WHAT IS ASKED >>
Write only the number of lines holding the string "that".

MATERIAL >>
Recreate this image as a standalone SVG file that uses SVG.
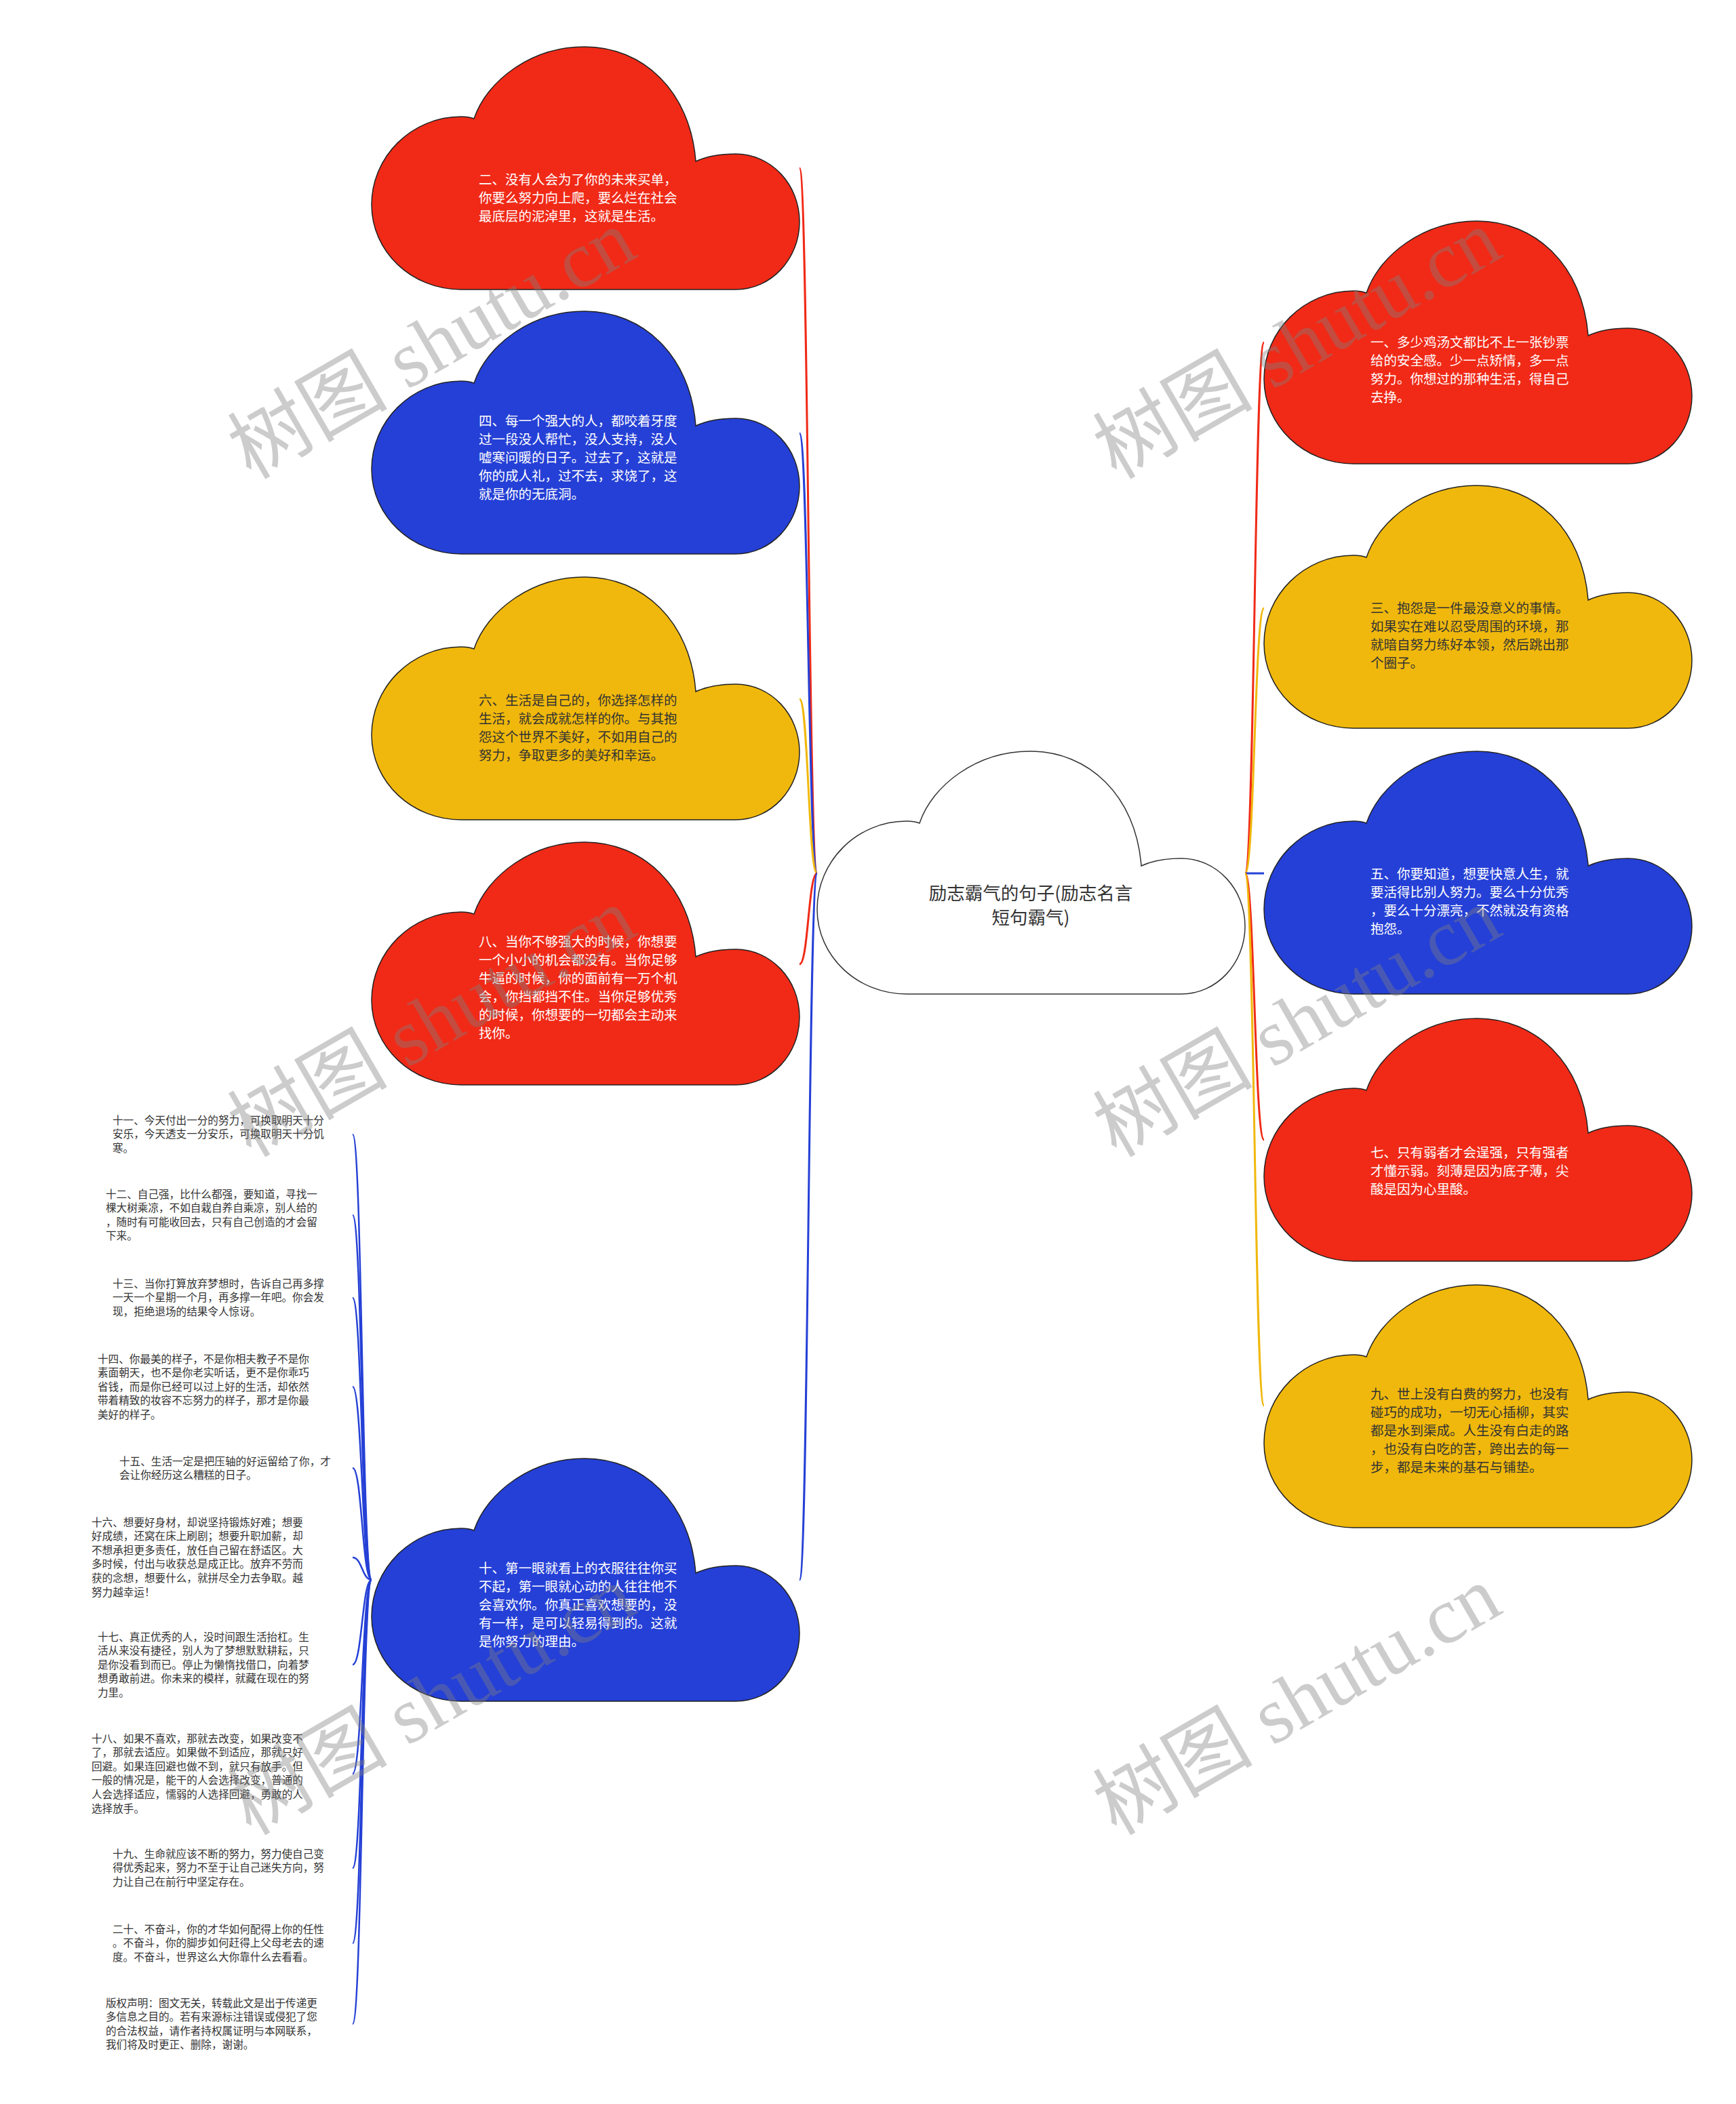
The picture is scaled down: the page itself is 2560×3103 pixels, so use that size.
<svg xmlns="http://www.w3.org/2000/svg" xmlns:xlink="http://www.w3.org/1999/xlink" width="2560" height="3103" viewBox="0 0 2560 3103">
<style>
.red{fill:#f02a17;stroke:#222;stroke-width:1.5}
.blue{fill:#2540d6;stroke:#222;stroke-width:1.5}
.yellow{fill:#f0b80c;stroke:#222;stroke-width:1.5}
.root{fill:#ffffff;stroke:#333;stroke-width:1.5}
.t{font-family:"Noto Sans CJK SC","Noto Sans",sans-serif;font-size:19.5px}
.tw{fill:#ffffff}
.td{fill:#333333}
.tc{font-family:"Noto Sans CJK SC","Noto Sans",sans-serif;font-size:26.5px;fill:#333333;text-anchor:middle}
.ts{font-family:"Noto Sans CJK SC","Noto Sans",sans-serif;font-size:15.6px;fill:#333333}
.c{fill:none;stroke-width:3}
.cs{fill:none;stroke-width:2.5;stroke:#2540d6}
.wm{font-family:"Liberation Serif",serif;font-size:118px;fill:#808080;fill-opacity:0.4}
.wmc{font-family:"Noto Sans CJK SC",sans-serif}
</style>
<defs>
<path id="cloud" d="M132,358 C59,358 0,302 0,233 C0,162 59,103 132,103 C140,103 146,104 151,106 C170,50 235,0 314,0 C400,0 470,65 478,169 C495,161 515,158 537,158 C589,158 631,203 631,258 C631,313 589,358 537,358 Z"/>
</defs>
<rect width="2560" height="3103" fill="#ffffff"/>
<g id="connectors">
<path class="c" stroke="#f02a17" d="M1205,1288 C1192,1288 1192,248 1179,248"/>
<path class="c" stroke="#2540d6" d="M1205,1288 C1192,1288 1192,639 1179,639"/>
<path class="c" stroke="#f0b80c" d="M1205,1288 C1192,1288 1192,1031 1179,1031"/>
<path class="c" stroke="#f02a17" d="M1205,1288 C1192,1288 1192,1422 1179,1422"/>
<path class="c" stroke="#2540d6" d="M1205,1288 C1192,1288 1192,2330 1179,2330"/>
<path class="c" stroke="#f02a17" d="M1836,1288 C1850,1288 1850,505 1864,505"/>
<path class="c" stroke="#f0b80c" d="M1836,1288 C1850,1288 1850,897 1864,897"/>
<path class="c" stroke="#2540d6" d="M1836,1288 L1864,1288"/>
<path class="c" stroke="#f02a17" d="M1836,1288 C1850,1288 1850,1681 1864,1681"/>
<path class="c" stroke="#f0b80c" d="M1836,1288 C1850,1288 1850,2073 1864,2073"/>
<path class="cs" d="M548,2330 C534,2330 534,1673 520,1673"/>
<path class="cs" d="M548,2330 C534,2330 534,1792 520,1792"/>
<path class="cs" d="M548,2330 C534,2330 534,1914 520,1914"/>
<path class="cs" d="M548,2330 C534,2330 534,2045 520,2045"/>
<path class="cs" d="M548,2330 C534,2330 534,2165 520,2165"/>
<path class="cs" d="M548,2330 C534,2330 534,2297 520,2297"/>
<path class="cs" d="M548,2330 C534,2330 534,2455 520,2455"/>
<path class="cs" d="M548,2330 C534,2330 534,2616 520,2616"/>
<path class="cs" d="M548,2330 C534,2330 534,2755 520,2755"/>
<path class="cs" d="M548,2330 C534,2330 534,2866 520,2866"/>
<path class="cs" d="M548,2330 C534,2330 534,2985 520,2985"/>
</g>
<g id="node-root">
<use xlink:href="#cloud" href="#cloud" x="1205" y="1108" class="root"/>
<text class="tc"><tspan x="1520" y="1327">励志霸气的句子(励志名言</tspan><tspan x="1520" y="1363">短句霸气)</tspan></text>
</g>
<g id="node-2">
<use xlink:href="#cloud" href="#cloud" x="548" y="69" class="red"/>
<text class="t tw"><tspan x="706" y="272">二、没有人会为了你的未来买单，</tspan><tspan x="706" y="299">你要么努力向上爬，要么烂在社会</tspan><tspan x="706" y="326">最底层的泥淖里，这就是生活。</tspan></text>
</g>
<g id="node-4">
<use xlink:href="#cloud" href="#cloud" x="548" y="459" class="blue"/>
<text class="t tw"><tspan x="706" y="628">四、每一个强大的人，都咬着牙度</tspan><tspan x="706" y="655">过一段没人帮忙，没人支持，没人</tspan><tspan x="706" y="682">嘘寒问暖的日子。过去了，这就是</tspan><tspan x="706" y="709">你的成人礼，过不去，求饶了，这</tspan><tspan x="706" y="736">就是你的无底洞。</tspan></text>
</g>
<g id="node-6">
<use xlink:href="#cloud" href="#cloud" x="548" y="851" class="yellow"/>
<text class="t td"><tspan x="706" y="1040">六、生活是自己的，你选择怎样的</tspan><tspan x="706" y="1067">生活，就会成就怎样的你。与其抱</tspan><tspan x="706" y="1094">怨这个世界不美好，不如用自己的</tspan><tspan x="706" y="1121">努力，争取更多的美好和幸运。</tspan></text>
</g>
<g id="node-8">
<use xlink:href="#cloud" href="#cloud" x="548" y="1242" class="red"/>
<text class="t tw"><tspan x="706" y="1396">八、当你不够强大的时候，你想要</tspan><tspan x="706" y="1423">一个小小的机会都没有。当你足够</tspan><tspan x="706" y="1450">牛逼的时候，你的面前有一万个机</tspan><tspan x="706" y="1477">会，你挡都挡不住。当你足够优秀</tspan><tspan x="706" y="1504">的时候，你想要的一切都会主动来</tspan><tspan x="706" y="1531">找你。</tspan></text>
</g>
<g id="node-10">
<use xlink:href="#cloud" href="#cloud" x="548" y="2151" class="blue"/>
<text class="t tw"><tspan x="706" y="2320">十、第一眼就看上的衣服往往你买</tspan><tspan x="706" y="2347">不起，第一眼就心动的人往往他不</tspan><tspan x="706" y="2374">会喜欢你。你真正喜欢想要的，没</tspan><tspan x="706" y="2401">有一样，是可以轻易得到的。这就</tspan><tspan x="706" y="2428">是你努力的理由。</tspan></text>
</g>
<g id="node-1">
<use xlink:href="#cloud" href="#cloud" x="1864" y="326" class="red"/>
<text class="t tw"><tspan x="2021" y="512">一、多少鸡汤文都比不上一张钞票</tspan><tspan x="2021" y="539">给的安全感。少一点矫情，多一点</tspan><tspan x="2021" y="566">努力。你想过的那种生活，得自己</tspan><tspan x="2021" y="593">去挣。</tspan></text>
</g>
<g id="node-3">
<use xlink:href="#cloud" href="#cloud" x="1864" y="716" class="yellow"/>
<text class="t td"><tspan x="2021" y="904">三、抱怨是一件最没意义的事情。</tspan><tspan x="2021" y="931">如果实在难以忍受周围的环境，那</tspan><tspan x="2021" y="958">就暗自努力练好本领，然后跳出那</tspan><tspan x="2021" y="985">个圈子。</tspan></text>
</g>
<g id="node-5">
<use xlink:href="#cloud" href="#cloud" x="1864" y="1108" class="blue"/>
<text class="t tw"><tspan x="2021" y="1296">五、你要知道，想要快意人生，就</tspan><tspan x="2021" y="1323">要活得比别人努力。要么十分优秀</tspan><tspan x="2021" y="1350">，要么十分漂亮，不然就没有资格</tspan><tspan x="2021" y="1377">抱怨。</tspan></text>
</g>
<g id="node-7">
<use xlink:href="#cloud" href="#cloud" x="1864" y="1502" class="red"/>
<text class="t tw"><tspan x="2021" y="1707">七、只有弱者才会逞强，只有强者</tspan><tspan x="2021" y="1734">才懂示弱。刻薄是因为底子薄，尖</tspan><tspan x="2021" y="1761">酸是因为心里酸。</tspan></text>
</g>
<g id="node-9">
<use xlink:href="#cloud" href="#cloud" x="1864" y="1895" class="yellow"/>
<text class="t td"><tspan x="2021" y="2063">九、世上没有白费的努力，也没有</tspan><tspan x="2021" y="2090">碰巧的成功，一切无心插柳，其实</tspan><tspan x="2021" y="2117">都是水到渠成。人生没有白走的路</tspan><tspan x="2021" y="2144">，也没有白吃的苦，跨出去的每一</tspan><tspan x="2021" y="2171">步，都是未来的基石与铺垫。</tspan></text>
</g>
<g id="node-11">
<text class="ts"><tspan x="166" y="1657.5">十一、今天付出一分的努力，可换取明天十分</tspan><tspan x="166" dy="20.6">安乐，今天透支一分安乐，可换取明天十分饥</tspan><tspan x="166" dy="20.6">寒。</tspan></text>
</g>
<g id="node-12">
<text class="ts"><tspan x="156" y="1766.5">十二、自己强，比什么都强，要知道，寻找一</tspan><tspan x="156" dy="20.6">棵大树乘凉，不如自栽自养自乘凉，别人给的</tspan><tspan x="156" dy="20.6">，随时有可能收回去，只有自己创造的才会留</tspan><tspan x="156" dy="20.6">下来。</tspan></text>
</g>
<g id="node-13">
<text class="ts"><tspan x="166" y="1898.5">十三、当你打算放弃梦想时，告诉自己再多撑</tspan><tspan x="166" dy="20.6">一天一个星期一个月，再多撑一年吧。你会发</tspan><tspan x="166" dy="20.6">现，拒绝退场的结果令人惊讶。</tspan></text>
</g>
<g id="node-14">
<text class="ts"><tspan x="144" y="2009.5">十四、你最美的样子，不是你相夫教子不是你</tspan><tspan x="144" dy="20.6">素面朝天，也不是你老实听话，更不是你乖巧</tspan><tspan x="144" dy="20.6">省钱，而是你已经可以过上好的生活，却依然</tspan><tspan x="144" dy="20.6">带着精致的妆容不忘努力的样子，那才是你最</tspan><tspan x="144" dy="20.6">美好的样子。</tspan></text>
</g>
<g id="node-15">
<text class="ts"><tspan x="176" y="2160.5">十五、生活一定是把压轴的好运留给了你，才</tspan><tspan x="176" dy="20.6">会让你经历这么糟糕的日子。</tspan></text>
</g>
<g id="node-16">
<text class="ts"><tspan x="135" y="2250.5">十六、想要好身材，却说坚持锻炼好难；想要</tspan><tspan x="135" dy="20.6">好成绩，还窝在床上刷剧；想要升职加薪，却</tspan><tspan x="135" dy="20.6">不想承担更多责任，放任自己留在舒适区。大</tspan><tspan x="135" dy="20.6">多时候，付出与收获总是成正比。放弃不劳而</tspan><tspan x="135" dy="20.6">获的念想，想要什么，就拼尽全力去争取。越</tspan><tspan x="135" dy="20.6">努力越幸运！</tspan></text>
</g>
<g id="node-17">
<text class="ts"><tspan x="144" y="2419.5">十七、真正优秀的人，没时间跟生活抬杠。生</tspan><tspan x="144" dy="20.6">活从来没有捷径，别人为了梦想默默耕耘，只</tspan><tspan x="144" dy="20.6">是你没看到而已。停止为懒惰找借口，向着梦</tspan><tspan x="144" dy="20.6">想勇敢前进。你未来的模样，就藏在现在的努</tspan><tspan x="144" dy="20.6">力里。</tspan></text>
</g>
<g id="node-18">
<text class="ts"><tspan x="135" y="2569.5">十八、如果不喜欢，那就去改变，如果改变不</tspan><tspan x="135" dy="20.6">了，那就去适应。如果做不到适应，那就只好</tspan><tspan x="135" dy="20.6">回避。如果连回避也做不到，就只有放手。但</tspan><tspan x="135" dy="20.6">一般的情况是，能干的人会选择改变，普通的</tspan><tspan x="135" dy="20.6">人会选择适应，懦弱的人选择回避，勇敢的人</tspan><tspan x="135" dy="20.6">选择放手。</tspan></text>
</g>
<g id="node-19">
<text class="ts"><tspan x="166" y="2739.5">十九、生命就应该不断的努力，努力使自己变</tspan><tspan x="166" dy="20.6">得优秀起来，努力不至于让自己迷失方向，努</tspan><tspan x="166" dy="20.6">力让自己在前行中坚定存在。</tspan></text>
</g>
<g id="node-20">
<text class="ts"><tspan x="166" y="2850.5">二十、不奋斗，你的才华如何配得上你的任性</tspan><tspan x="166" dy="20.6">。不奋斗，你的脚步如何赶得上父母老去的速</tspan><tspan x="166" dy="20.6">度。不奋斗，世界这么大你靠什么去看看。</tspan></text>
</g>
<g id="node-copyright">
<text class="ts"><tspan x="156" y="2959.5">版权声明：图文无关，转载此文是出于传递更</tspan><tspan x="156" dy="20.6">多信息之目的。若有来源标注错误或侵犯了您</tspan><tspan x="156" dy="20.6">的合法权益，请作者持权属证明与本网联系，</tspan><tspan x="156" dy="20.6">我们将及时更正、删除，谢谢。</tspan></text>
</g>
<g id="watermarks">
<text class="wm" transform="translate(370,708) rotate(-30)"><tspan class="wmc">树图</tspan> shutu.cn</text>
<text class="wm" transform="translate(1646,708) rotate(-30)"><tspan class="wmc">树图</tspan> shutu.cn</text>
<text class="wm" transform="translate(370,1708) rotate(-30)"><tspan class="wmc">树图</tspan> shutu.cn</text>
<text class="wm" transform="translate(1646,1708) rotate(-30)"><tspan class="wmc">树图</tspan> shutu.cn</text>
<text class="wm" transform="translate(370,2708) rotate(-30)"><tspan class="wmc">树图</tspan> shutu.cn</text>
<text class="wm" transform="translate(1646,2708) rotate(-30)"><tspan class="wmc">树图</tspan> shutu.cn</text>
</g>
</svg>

TASK ANSWER >>
2